Colombia has stepped up to the challenge, setting targets to plant 180 million trees and reduce deforestation by 30% by 2022. President Ivan Duque told a packed hall that “the greatest challenge of our time is climate change”. In September 2019 he convened the Leticia Pact of seven Amazon countries whose presidents have personally committed to work together to protect the rainforest.

“We have to defeat deforestation,” said the president, whose country is 35% rainforest. He has also launched a strategy of Biodiverse Cities, in which Colombian cities within forest areas will develop circular economies to protect biodiversity and the environment. “Thirty-four million people live in the Amazon,” said Duque, adding: “We need those societies to be able to preserve themselves and preserve forest ecosystems.”

Al Gore, Vice-President of the United States (1993-2001); and Chairman and Co-Founder, Generation Investment Management, agreed that indigenous people and their knowledge must be respected. For centuries, people have made a way of life in the Amazon that is not destructive. While poverty in the region needs answers, Gore said that clearing the rainforest to plant crops is a “false hope” as the richness of the rainforest is in the canopy and its wildlife, not in its thin soils.

Nobre has developed the idea of an Amazon Third Way in which modern technology taps into and develops traditional wisdom to create a new bioeconomy. The acai berry, for example, brings over $1 billion into the Amazon economy. It is second only to beef in terms of value yet uses just 5% of the area taken by up cattle ranches – making the berry 10 times more profitable than the beef.

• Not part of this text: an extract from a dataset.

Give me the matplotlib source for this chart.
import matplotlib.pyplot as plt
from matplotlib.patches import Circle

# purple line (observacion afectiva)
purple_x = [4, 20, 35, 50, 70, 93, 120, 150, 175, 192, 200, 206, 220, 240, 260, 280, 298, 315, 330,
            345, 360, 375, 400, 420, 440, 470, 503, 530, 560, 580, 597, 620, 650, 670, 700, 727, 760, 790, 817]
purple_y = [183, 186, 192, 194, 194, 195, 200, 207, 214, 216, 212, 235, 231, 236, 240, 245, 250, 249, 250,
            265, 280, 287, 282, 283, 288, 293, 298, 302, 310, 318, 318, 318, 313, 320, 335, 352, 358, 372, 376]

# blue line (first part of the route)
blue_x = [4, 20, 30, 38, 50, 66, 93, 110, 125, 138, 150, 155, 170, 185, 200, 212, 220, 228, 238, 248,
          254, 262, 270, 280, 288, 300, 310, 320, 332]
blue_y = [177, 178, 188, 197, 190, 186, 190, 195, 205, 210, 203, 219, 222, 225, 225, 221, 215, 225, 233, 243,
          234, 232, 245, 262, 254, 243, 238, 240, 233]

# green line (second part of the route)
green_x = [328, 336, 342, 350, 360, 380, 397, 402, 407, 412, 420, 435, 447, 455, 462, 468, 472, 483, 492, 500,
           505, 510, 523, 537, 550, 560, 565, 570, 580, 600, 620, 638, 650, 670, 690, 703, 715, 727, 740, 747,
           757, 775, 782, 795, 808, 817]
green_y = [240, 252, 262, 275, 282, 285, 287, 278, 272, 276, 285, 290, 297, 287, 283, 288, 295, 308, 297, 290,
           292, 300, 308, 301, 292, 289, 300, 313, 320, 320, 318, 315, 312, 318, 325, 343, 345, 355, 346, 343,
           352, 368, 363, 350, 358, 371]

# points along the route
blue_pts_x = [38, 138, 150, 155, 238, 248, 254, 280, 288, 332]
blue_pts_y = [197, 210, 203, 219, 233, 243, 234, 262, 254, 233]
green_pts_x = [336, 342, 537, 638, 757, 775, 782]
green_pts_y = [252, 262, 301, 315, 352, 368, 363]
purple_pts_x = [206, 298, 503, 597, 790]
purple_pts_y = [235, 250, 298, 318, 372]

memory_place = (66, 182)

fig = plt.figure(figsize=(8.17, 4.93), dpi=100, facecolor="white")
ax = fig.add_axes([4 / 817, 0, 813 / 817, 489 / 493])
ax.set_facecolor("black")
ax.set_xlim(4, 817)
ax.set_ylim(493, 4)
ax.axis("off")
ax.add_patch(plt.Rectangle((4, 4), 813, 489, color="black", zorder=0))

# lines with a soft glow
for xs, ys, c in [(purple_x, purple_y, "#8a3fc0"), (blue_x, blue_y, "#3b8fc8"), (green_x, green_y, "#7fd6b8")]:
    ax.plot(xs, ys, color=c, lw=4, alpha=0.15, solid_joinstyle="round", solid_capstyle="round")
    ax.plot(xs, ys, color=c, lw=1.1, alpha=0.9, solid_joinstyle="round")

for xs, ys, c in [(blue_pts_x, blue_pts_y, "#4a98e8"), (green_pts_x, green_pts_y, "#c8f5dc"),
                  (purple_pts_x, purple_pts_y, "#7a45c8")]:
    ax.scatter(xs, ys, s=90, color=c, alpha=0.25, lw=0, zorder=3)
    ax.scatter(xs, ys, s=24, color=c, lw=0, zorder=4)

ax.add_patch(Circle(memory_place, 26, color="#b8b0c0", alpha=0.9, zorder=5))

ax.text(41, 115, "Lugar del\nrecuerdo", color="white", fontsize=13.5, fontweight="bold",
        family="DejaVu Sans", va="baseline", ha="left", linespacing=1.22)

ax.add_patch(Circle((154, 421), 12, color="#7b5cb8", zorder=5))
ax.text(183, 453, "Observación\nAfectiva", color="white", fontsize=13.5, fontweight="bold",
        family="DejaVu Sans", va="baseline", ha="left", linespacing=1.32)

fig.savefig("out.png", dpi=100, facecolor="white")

Solutions need to be global as well as local. Nobre called on assembled business leaders to support global supply chains that are deforestation-free and to promote the emergence of a new bioeconomy.

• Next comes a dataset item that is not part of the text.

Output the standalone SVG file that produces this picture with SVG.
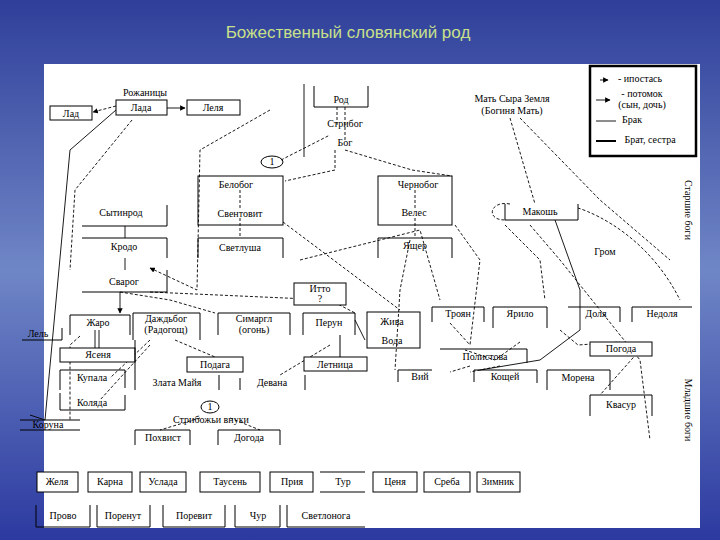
<svg xmlns="http://www.w3.org/2000/svg" width="720" height="540" viewBox="0 0 720 540">
<defs>
<linearGradient id="bg" x1="0" y1="0" x2="0" y2="1"><stop offset="0" stop-color="#2f3f9a"/><stop offset="0.5" stop-color="#6f86c6"/><stop offset="1" stop-color="#2c3aa0"/></linearGradient>
<marker id="a" viewBox="0 0 10 10" refX="9" refY="5" markerWidth="6" markerHeight="6" orient="auto"><path d="M0,0L10,5L0,10z" fill="#000"/></marker>
<style>
.b{fill:#fff;stroke:#000;stroke-width:1}
.o{fill:none;stroke:#000;stroke-width:1}
.t{font-family:"Liberation Serif",serif;font-size:10px;text-anchor:middle;fill:#000}
.d{fill:none;stroke:#000;stroke-width:0.9;stroke-dasharray:3,2}
.s{fill:none;stroke:#000;stroke-width:0.9}
</style>
</defs>
<rect width="720" height="540" fill="url(#bg)"/>
<rect x="44" y="64" width="656" height="464" fill="#fff"/>
<text x="348" y="38" font-family="Liberation Sans,sans-serif" font-size="17" fill="#c8e08a" text-anchor="middle">Божественный словянский род</text>

<g id="connectors">
<path class="s" d="M167,108H185" marker-end="url(#a)"/>
<path class="d" d="M116,106L93,112" marker-end="url(#a)"/>
<path class="s" d="M116,110L70,150L45,420L30,415"/>
<path class="d" d="M132,120L75,190L70,270"/>
<path class="s" d="M304,84V157"/>
<path class="d" d="M337,107V125M345,107V142M335,150V170L285,181"/>
<path class="d" d="M270,110L200,150L197,290L150,268" marker-end="url(#a)"/>
<path class="d" d="M281,160L330,135"/>
<path class="d" d="M240,190V210M240,218V238M415,190V210M415,218V238"/>
<path class="d" d="M345,150L412,170L452,176"/>
<path class="s" d="M125,226V238M125,258V270"/>
<path class="d" d="M510,118L535,204M520,118L600,200L670,260"/>
<path class="d" d="M510,204C490,200 485,220 505,220M578,208C600,215 650,240 680,300"/>
<path class="s" d="M555,220L580,290L580,330L540,360L480,370"/>
<path class="d" d="M505,225L540,260L545,300M530,225L560,260L640,360L650,440"/>
<path class="d" d="M283,222L400,310M300,260L420,230L440,300"/>
<path class="d" d="M410,240L400,290L395,370"/>
<path class="d" d="M455,225L480,260L470,345"/>
<path class="s" d="M120,292V313" marker-end="url(#a)"/>
<path class="d" d="M120,292L170,300L215,313M150,292L330,300L355,313"/>
<path class="s" d="M95,330V348M99,330V348M355,320L365,340"/>
<path class="d" d="M80,336L70,345L70,420"/>
<path class="d" d="M150,340L110,378M150,345L100,400M175,340L215,357M330,345L280,375"/>
<path class="d" d="M560,330L578,345L620,342M640,350L600,395M520,342L495,360L465,350"/>
<path class="d" d="M450,323L470,345M470,366L450,372M500,366L470,372"/>
<path class="d" d="M200,418L160,430M230,418L260,430"/>
</g>

<g id="legend"><rect x="590" y="66" width="106" height="90" fill="#fff" stroke="#000" stroke-width="2.5"/>
<path class="s" d="M600,80h8" marker-end="url(#a)"/><text class="t" x="640" y="82" font-size="7">- ипостась</text>
<path class="s" d="M596,100h14" marker-end="url(#a)"/><text class="t" x="642" y="97" font-size="7">- потомок</text><text class="t" x="642" y="108" font-size="7">(сын, дочь)</text>
<path class="s" d="M596,121h20"/><text class="t" x="632" y="123" font-size="7">Брак</text>
<path d="M596,141h20" stroke="#000" stroke-width="2"/><text class="t" x="650" y="143" font-size="7">Брат, сестра</text></g>

<g id="lad"><rect class="b" x="50" y="106" width="42" height="14"/><text class="t" x="71" y="117">Лад</text></g>
<g id="lada"><text class="t" x="145" y="96">Рожаницы</text><rect class="b" x="116" y="100" width="51" height="15"/><text class="t" x="141" y="111">Лада</text></g>
<g id="lelya"><rect class="b" x="187" y="100" width="53" height="15"/><text class="t" x="213" y="111">Леля</text></g>
<g id="rod"><path class="o" d="M314,86V107H368V86"/><text class="t" x="341" y="103">Род</text><text class="t" x="345" y="127">Стрибог</text><text class="t" x="345" y="146">Бог</text></g>
<g id="c1"><ellipse class="o" cx="272" cy="162" rx="11" ry="6"/><text class="t" x="272" y="165" font-size="8">1</text></g>
<g id="belobog"><rect class="o" x="198" y="176" width="85" height="49"/><text class="t" x="236" y="188">Белобог</text><text class="t" x="240" y="217">Свентовит</text></g>
<g id="svetlusha"><path class="o" d="M198,258V238H283V258"/><text class="t" x="240" y="251">Светлуша</text></g>
<g id="sytinrod"><path class="o" d="M82,226H167V205"/><text class="t" x="121" y="216">Сытинрод</text></g>
<g id="kroda"><path class="o" d="M82,238H167V258"/><text class="t" x="124" y="250">Кродо</text></g>
<g id="svarog"><path class="o" d="M167,270V292H82"/><text class="t" x="124" y="285">Сварог</text></g>
<g id="chernobog"><rect class="o" x="378" y="176" width="74" height="49"/><text class="t" x="418" y="188">Чернобог</text><text class="t" x="414" y="216">Велес</text></g>
<g id="yascher"><path class="o" d="M378,258V238H452V258"/><text class="t" x="415" y="249">Ящер</text></g>
<g id="mat"><text class="t" x="512" y="102">Мать Сыра Земля</text><text class="t" x="512" y="114">(Богиня Мать)</text></g>
<g id="makosh"><path class="o" d="M505,204V220H578V204"/><text class="t" x="540" y="215">Макошь</text></g>
<g id="grom"><text class="t" x="605" y="255">Гром</text></g>
<g id="itto"><rect class="b" x="294" y="283" width="52" height="22"/><text class="t" x="320" y="292" font-size="8">Итто</text><text class="t" x="320" y="302" font-size="8">?</text></g>
<g id="zharo"><path class="o" d="M70,335V315H130V335"/><text class="t" x="98" y="326">Жаро</text></g>
<g id="dazhbog"><path class="o" d="M133,340V313H200V340"/><text class="t" x="166" y="322" font-size="9">Даждьбог</text><text class="t" x="166" y="333" font-size="9">(Радогощ)</text></g>
<g id="simargl"><path class="o" d="M218,335V313H290V335"/><text class="t" x="254" y="322" font-size="9">Симаргл</text><text class="t" x="254" y="333" font-size="8">(огонь)</text></g>
<g id="perun"><path class="o" d="M303,335V313H355V335"/><text class="t" x="329" y="326">Перун</text></g>
<g id="zhiva"><rect class="o" x="367" y="312" width="53" height="36"/><text class="t" x="392" y="325">Жива</text><text class="t" x="392" y="344">Вода</text></g>
<g id="lel"><path class="o" d="M22,340H62V328"/><text class="t" x="38" y="337">Лель</text></g>
<g id="yasenya"><rect class="b" x="60" y="348" width="75" height="14"/><text class="t" x="98" y="358">Ясеня</text></g>
<g id="kupala"><path class="o" d="M60,390V370H125V388"/><text class="t" x="92" y="381">Купала</text></g>
<g id="kolyada"><path class="o" d="M60,393V410H125V395"/><text class="t" x="92" y="406">Коляда</text></g>
<g id="koruna"><path class="o" d="M20,420H80M20,430H80"/><text class="t" x="48" y="428">Коруна</text></g>
<g id="zlata"><path class="o" d="M135,340V390M219,375V390"/><text class="t" x="177" y="386">Злата Майя</text></g>
<g id="podaga"><rect class="b" x="187" y="357" width="56" height="15"/><text class="t" x="215" y="368">Подага</text></g>
<g id="devana"><path class="o" d="M240,378V390M305,375V390"/><text class="t" x="272" y="386">Девана</text></g>
<g id="letnica"><rect class="b" x="304" y="357" width="63" height="14"/><text class="t" x="335" y="368">Летница</text><path class="o" d="M340,335V357"/></g>
<g id="troyan"><path class="o" d="M432,322V307H484V322"/><text class="t" x="458" y="317">Троян</text></g>
<g id="yarilo"><path class="o" d="M493,328V307H547V328"/><text class="t" x="520" y="317">Ярило</text></g>
<g id="dolya"><path class="o" d="M568,307H620V322"/><text class="t" x="596" y="317">Доля</text></g>
<g id="nedolya"><path class="o" d="M632,322V307H692"/><text class="t" x="662" y="317">Недоля</text></g>
<g id="polistova"><path class="o" d="M440,349H527V363"/><text class="t" x="485" y="360">Полистова</text></g>
<g id="viy"><path class="o" d="M398,382V370H432"/><text class="t" x="420" y="380">Вий</text></g>
<g id="koschey"><path class="o" d="M474,382V370H537V383"/><text class="t" x="505" y="380">Кощей</text></g>
<g id="morena"><path class="o" d="M547,390V370H610V390"/><text class="t" x="578" y="381">Морена</text></g>
<g id="pogoda"><rect class="b" x="590" y="342" width="62" height="14"/><text class="t" x="621" y="352">Погода</text></g>
<g id="kvasur"><path class="o" d="M590,416V395H652V416"/><text class="t" x="621" y="408">Квасур</text></g>
<g id="vnuki"><ellipse class="o" cx="210" cy="407" rx="9" ry="6"/><text class="t" x="210" y="410" font-size="8">1</text><text class="t" x="211" y="423">Стрибожьи внуки</text></g>
<g id="pohvist"><path class="o" d="M135,445V430H190V445"/><text class="t" x="163" y="441">Похвист</text></g>
<g id="dogoda"><path class="o" d="M218,445V430H280V445"/><text class="t" x="249" y="441">Догода</text></g>

<text class="t" x="685" y="210" font-family="Liberation Sans,sans-serif" font-size="11" transform="rotate(90 685 210)">Старшие боги</text>
<text class="t" x="685" y="410" font-family="Liberation Sans,sans-serif" font-size="11" transform="rotate(90 685 410)">Младшие боги</text>

<g id="bottom1">
<rect class="b" x="37" y="472" width="41" height="20"/><text class="t" x="57" y="485">Желя</text>
<rect class="b" x="88" y="472" width="44" height="20"/><text class="t" x="110" y="485">Карна</text>
<rect class="b" x="140" y="472" width="46" height="20"/><text class="t" x="163" y="485">Услада</text>
<rect class="b" x="200" y="472" width="60" height="20"/><text class="t" x="230" y="485">Таусень</text>
<rect class="b" x="270" y="472" width="43" height="20"/><text class="t" x="292" y="485">Прия</text>
<path class="o" d="M320,472H365M320,492H365"/><text class="t" x="343" y="485">Тур</text>
<rect class="b" x="373" y="472" width="44" height="20"/><text class="t" x="395" y="485">Ценя</text>
<rect class="b" x="424" y="472" width="46" height="20"/><text class="t" x="447" y="485">Среба</text>
<rect class="b" x="477" y="472" width="43" height="20"/><text class="t" x="498" y="485">Зимник</text>
</g>
<g id="bottom2">
<path class="o" d="M36,505V527M90,505V527M36,527H90"/><text class="t" x="63" y="519">Прово</text>
<path class="o" d="M97,505V527M150,505V527M97,527H150"/><text class="t" x="123" y="519">Поренут</text>
<path class="o" d="M163,505V527M225,505V527M163,527H225"/><text class="t" x="194" y="519">Поревит</text>
<path class="o" d="M235,505V527M280,505V527M235,527H280"/><text class="t" x="258" y="519">Чур</text>
<path class="o" d="M287,505V527M287,527H365"/><text class="t" x="326" y="519">Светлонога</text>
</g>
</svg>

Emphasizing the sense of urgency, Gore declared that “the climate crisis is way worse than people generally realize and it’s getting worse way faster than any of us realize”. He called on politicians in particular to rise to the challenge: “This is Agincourt, this is Dunkirk, this is 9/11,” he announced with passion.

Fellow panellist Jane Goodall, famous for her work with chimpanzees and community development across Africa, called on all of us to get involved in the World Economic Forum’s 1 Trillion Trees Initiative. She said we need ways of compensating people for looking after tropical rainforests on our behalf, as currently we are not paying for forests despite needing them everywhere. She cautioned people against making the tone of the debate too “doom and gloom” and left the hall with this message: “Give the youth hope, because if you lose hope, you give up.”